Says Ataman Ozyildirim, economist at The Conference Board: “November’s increase in the LEI for the U.S. was widespread among the leading indicators and continues to suggest that the risk of an economic downturn in the near term has receded. Interest rate spread and housing permits made the largest contributions to the LEI this month, overcoming a falling average workweek in manufacturing, which reversed its October gain. The CEI also rose on improving employment and personal income although industrial production fell in November.”
Says Ken Goldstein, economist at The Conference Board: “The LEI is pointing to continued growth this winter, possibly even gaining momentum by spring. For the second month in a row, building permits made a relatively strong contribution and there is a chance that the long decline in housing is finally slowing. However, this somewhat positive outlook for the domestic economy is at odds with a global economy that appears to be losing steam. In particular, a deeper-than-expected recession in Europe could easily derail the outlook for the U.S. economy.”
This leading indicator is used to predict growth over the coming six months. The LEI increased 0.5% in November.
On the other hand, ECRI’s WLI (which Econintersect reports on weekly) is negative indicating a contracting economy six months from today. Further ECRI issued a recession “call” stating that the USA economy will begin contracting before the end of the 1Q2012 – in direct contradiction of the LEI.
Econintersect believes the USA economy is currently weakly expanding, but our forecast only looks ahead one month (analysis here).
Caveats on the Use of the Leading Economic Index (LEI)
This index is produced by The Conference Board (a private money making company) – who charges for the details of the indices they publish. Its designed to predict economic growth over the next six months.
This is not a “black box” economic forecasting index as The Conference Board publishes the components.
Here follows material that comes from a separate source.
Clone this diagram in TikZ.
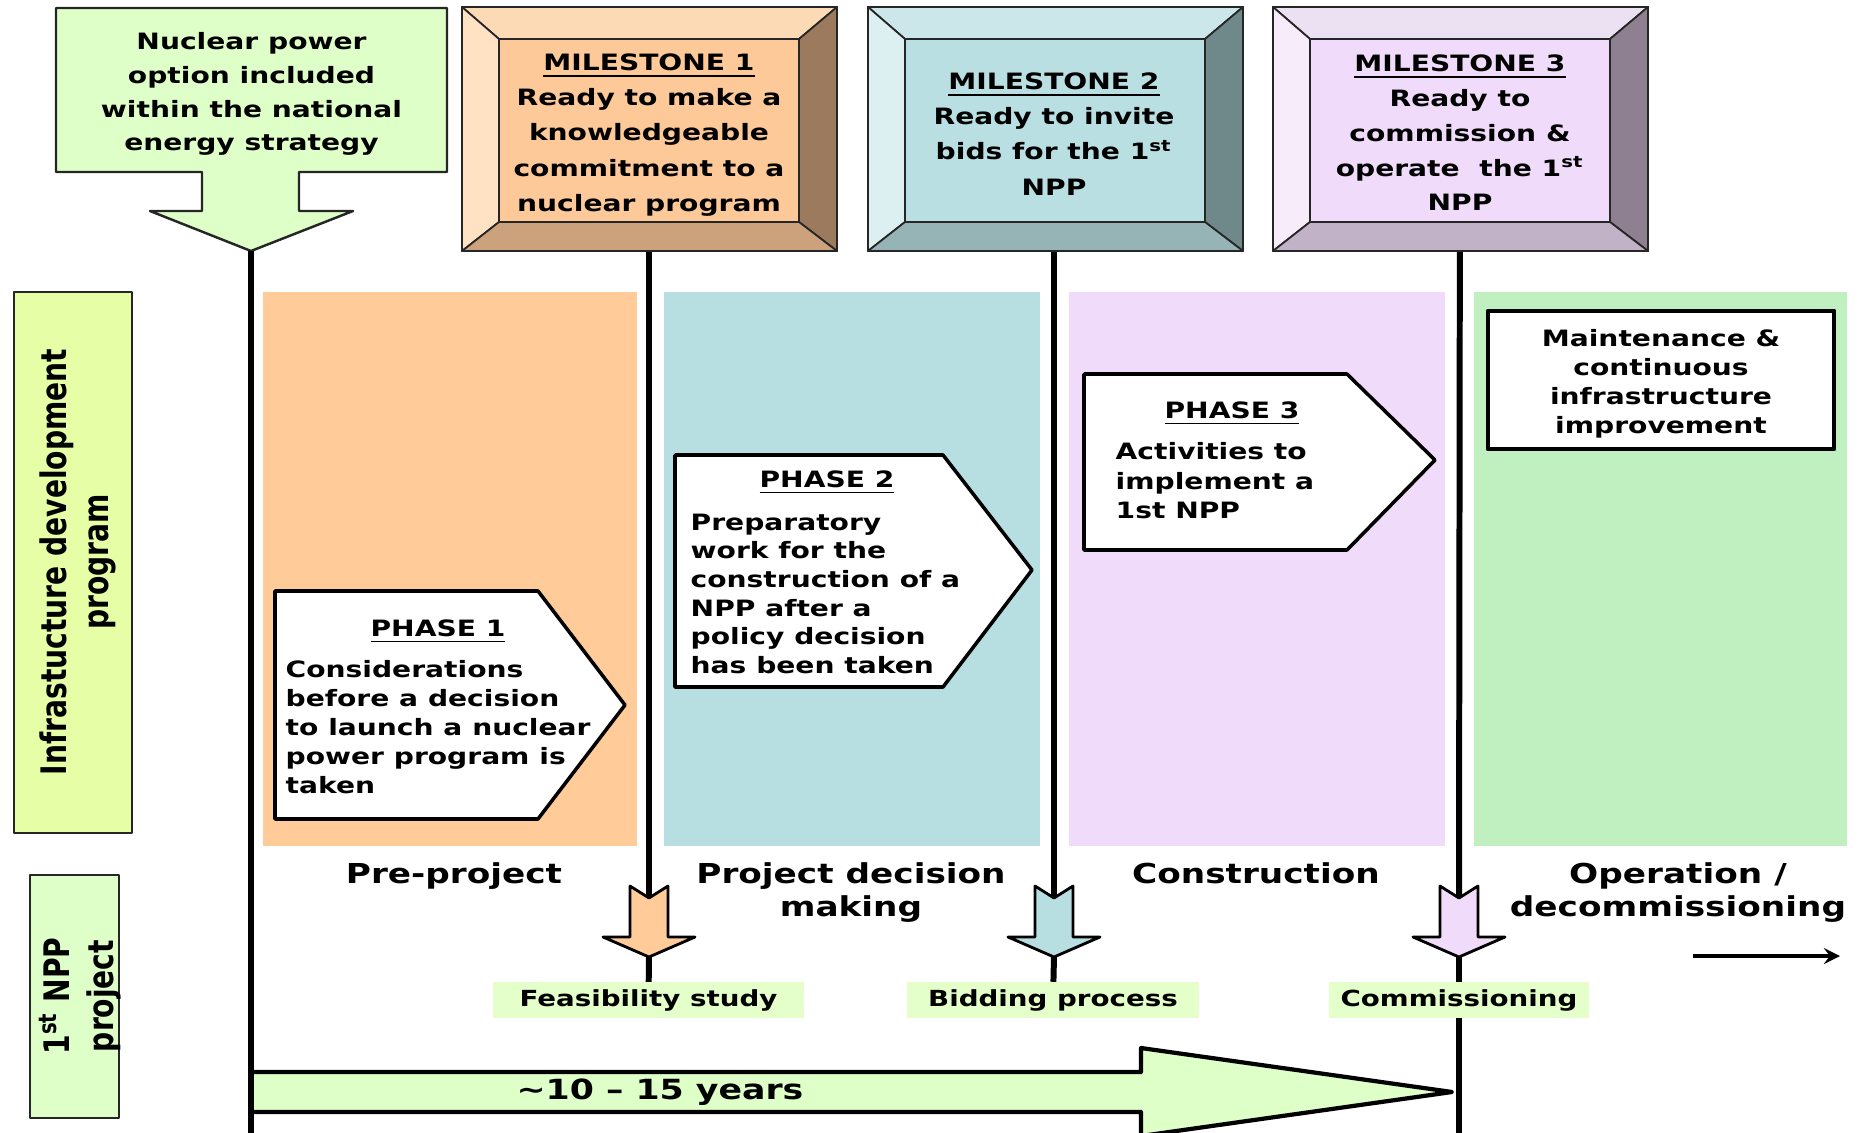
\documentclass[tikz,border=0pt]{standalone}
\usepackage{fontspec}
\setmainfont{DejaVu Sans}[FakeStretch=1.25]
\newfontfamily\rotfont{DejaVu Sans}[FakeStretch=0.8]
\usetikzlibrary{arrows,backgrounds}

\definecolor{npgreen}{RGB}{222,255,199}
\definecolor{infragreen}{RGB}{230,255,166}
\definecolor{stagegreen}{RGB}{228,255,202}
\definecolor{bandorange}{RGB}{255,204,153}
\definecolor{bandteal}{RGB}{183,223,226}
\definecolor{bandlilac}{RGB}{240,220,250}
\definecolor{bandgreen}{RGB}{192,240,192}
\definecolor{msain}{RGB}{253,201,152}
\definecolor{msatop}{RGB}{253,218,182}
\definecolor{msaleft}{RGB}{255,226,196}
\definecolor{msaright}{RGB}{156,122,94}
\definecolor{msabot}{RGB}{204,162,124}
\definecolor{msbin}{RGB}{185,223,227}
\definecolor{msbtop}{RGB}{203,231,234}
\definecolor{msbleft}{RGB}{220,240,242}
\definecolor{msbright}{RGB}{111,137,138}
\definecolor{msbbot}{RGB}{150,180,182}
\definecolor{mscin}{RGB}{240,220,250}
\definecolor{msctop}{RGB}{236,224,243}
\definecolor{mscleft}{RGB}{246,236,250}
\definecolor{mscright}{RGB}{143,128,145}
\definecolor{mscbot}{RGB}{194,178,200}

\begin{document}
\begin{tikzpicture}[x=0.01cm,y=-0.01cm,line join=round,>=stealth,font=\bfseries]
        \tikzset{
            vline/.style={line width=1.7pt},
            boxtext/.style={font=\bfseries\fontsize{6.4}{#1}\selectfont,align=center},
            bevel/.style={draw=black!85,line width=0.5pt},
            phasebox/.style={draw,fill=white,line width=1pt},
            phasetitle/.style={font=\bfseries\fontsize{6.4}{8}\selectfont,anchor=base,inner sep=0pt},
            phasebody/.style={font=\bfseries\fontsize{6.4}{#1}\selectfont,align=left,anchor=north west,inner sep=0pt},
            stagebox/.style={fill=stagegreen,minimum height=0.35cm,inner sep=0pt,font=\bfseries\fontsize{6.3}{7}\selectfont},
            stagearrow/.style={draw,line width=0.8pt},
            periodtext/.style={font=\bfseries\fontsize{7.8}{9.4}\selectfont,align=center,anchor=north,inner sep=0pt},
            sidebox/.style={draw=black!85,line width=0.6pt},
            sidetext/.style={rotate=90,align=center,inner sep=0pt,font=\rotfont\bfseries\fontsize{10}{#1}\selectfont}
        }
        \useasboundingbox (0,0) rectangle (1859,1133);
        % phase bands
        \foreach \xa/\xb/\c in {263/637/bandorange,664/1040/bandteal,1069/1445/bandlilac,1474/1847/bandgreen}
            \fill[\c] (\xa,292) rectangle (\xb,846);
        % side labels
        \filldraw[sidebox,fill=infragreen] (14,292) rectangle (132,833);
        \node (infra) [sidetext=11.8] at (78,562) {Infrastucture development\\program};
        \filldraw[sidebox,fill=npgreen] (30,875) rectangle (119,1118);
        \node (npp) [sidetext=12.5] at (80,996) {1\textsuperscript{st} NPP\\project};
        % national strategy
        \filldraw[fill=npgreen,draw=black!85,line width=0.7pt] (56,8) -- (447,8) -- (447,172) -- (299,172) -- (299,211) -- (353,211) -- (251,251) -- (150,211) -- (202,211) -- (202,172) -- (56,172) -- cycle;
        \node (np) [boxtext=9.6] at (251.5,94) {Nuclear power\\option included\\within the national\\energy strategy};
        \coordinate (nptip) at (251,251);
        \coordinate (npend) at (251,1133);
        % milestones
        \foreach \x/\ci/\ct/\cl/\cr/\cb in {462/msain/msatop/msaleft/msaright/msabot,868/msbin/msbtop/msbleft/msbright/msbbot,1273/mscin/msctop/mscleft/mscright/mscbot} {
            \filldraw[bevel,fill=\ct] (\x,7) -- (\x+375,7) -- (\x+337,39) -- (\x+37,39) -- cycle;
            \filldraw[bevel,fill=\cl] (\x,7) -- (\x+37,39) -- (\x+37,222) -- (\x,251) -- cycle;
            \filldraw[bevel,fill=\cr] (\x+375,7) -- (\x+375,251) -- (\x+337,222) -- (\x+337,39) -- cycle;
            \filldraw[bevel,fill=\cb] (\x,251) -- (\x+375,251) -- (\x+337,222) -- (\x+37,222) -- cycle;
            \draw[bevel,line width=0.8pt] (\x,7) rectangle (\x+375,251);
            \filldraw[bevel,line width=0.7pt,fill=\ci] (\x+37,39) rectangle (\x+337,222);
        }
        \node (ms1) [boxtext=10] at (649,135) {\underline{MILESTONE 1}\\Ready to make a\\knowledgeable\\commitment to a\\nuclear program};
        \node (ms2) [boxtext=10] at (1054,134) {\underline{MILESTONE 2}\\Ready to invite\\bids for the 1\textsuperscript{st}\\NPP};
        \node (ms3) [boxtext=9.9] at (1460,133) {\underline{MILESTONE 3}\\Ready to\\commission \&\\operate\ \ the 1\textsuperscript{st}\\NPP};
        % phases
        \filldraw[phasebox] (275,591) -- (538,591) -- (625,705) -- (538,819) -- (275,819) -- cycle;
        \node (ph1) [phasetitle] at (438,636) {\underline{PHASE 1}};
        \node (ph1txt) [phasebody=8.2] at (285,660) {Considerations\\before a decision\\to launch a nuclear\\power program is\\taken};
        \filldraw[phasebox] (675,455) -- (943,455) -- (1032,570) -- (943,687) -- (675,687) -- cycle;
        \node (ph2) [phasetitle] at (827,487) {\underline{PHASE 2}};
        \node (ph2txt) [phasebody=8.15] at (690,513) {Preparatory\\work for the\\construction of a\\NPP after a\\policy decision\\has been taken};
        \filldraw[phasebox] (1084,374) -- (1347,374) -- (1435,460) -- (1347,550) -- (1084,550) -- cycle;
        \node (ph3) [phasetitle] at (1232,418) {\underline{PHASE 3}};
        \node (ph3txt) [phasebody=8.4] at (1115,442) {Activities to\\implement a\\1st NPP};
        \draw[line width=1.4pt,fill=white] (1488,311) rectangle (1834,449);
        \node (mt) [boxtext=8.2] at (1661,384) {Maintenance \&\\continuous\\infrastructure\\improvement};
        % periods
        \node (pre) [periodtext] at (454,862) {Pre-project};
        \node (dec) [periodtext] at (851,862) {Project decision\\making};
        \node (con) [periodtext] at (1256,862) {Construction};
        \node (ope) [periodtext] at (1678,862) {Operation /\\decommissioning};
        \coordinate (opa) at (1693,956);
        \coordinate (opb) at (1840,956);
        \draw[->,line width=1pt] (opa) -- (opb);
        % stage arrows and boxes
        \foreach \c/\f [count=\i] in {649/bandorange,1054/bandteal,1459/bandlilac} {
            \filldraw[stagearrow,fill=\f] (\c-19,886) -- (\c,898) -- (\c+19,886) -- (\c+19,937) -- (\c+46,937) -- (\c,957) -- (\c-46,937) -- (\c-19,937) -- cycle;
            \coordinate (top\i) at (\c,898);
            \coordinate (tip\i) at (\c,957);
        }
        \node (fs) [stagebox,minimum width=3.11cm] at (648.5,1000) {Feasibility study};
        \node (bp) [stagebox,minimum width=2.92cm] at (1053,1000) {Bidding process};
        \node (cm) [stagebox,minimum width=2.6cm] at (1459,1000) {Commissioning};
        \coordinate (cmend) at (1459,1133);
        % duration arrow
        \filldraw[fill=npgreen,line width=1.2pt] (251,1072) -- (1141,1072) -- (1141,1048) -- (1452,1092) -- (1141,1136) -- (1141,1112) -- (251,1112) -- cycle;
        \node (yrs) [font=\bfseries\fontsize{7.9}{9}\selectfont] at (660,1092) {∼10 – 15 years};
        \draw[vline] (nptip) -- (npend);
        \begin{scope}[on background layer]
            \draw[vline] (ms1) -- (top1);
            \draw[vline] (ms2) -- (top2);
            \draw[vline] (ms3) -- (top3);
            \draw[vline] (tip1) -- (fs);
            \draw[vline] (tip2) -- (bp);
            \draw[vline] (tip3) -- (cm);
            \draw[vline] (cm) -- (cmend);
        \end{scope}
\end{tikzpicture}
\end{document}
This index is based to a large extent on monetary measures which have been extraordinarily manipulated by monetary policy to stimulate the economy. For this reason, the hyper-values produced by this index are not necessarily linked to any real economic dynamics – and likely are causing erroneous readings.
Many of the index components are linked to indices which have significant backward revision – making real time forecasts problematic. Further, a portion of the data is not available when the index is originally published. In short, the index is constantly revised – and eventually will be correct – just not in real time. The Conference Board’s statement:
To address the problem of lags in available data, those leading, coincident and lagging indicators that are not available at the time of publication are estimated using statistical imputation. An autoregressive model is used to estimate each unavailable component. The resulting indexes are therefore constructed using real and estimated data, and will be revised as the unavailable data during the time of publication become available.
The index does not adjust for inflation or population growth.
Econintersect does not believe this index is properly indicating the current economic dynamics. At times, The Conference Board Economists “talk down” the hyper values claiming it is showing only moderate or slight growth. However, it is also argumentatively true, that the LEI trends down historically before the starting date of recessions – and this index is currently in rocket ship mode.